── STORED DATA ──

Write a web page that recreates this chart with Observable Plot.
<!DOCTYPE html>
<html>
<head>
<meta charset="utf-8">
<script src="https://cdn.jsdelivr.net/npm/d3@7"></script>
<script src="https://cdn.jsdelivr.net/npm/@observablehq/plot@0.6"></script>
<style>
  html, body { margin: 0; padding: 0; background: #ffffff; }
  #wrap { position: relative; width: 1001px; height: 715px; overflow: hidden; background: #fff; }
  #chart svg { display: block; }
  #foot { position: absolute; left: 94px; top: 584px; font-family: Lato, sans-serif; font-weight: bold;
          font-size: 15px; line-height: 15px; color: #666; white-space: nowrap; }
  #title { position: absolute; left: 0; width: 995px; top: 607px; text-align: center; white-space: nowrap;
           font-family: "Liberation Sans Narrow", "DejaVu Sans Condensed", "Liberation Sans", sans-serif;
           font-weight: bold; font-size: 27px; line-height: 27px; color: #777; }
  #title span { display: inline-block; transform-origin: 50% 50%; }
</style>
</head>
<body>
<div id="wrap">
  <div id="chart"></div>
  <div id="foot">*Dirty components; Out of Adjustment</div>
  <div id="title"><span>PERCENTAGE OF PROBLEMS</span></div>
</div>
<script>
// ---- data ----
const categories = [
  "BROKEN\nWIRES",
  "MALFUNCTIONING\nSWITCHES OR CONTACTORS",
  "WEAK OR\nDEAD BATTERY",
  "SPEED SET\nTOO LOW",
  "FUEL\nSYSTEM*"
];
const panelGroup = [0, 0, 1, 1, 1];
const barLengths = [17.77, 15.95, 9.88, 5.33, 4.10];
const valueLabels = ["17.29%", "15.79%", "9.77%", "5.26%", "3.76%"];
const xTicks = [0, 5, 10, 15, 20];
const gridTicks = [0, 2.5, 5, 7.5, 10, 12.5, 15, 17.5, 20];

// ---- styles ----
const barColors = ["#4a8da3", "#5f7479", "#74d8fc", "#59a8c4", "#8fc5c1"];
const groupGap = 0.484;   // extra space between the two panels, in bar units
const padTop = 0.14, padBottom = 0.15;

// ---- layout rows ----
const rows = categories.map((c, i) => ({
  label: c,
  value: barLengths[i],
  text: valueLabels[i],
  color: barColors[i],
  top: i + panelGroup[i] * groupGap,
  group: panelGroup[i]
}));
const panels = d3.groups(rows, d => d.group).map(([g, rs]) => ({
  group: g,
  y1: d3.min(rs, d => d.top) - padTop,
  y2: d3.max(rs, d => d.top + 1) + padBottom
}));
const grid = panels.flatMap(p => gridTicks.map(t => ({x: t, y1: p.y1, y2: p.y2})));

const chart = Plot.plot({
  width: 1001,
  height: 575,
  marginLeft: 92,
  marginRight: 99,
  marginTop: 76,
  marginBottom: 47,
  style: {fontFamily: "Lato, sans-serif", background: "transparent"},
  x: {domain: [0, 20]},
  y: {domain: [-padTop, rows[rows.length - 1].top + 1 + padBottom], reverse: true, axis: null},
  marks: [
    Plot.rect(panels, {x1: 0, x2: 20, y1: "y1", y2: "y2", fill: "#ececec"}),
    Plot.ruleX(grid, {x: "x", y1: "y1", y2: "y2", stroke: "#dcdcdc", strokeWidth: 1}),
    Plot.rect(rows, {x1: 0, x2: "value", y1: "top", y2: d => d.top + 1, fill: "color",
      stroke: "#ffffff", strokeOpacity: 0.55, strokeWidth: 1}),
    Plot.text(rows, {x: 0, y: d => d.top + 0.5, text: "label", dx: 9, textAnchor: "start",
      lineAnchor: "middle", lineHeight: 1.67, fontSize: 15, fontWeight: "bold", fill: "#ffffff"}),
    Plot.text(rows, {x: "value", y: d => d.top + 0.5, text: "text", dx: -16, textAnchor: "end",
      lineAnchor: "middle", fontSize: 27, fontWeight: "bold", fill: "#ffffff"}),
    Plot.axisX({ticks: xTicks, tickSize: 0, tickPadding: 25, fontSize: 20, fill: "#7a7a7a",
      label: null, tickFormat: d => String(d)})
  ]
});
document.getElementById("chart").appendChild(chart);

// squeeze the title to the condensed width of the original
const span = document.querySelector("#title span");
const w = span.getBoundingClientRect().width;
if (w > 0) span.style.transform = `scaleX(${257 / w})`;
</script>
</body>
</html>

───

[GIVEN PROBLEM] The lines to collect are those holding the string "chart"; copy them all.

[RESPONSE TO THIS TASK]
Write a web page that recreates this chart with Observable Plot.
  #chart svg { display: block; }
  <div id="chart"></div>
const chart = Plot.plot({
document.getElementById("chart").appendChild(chart);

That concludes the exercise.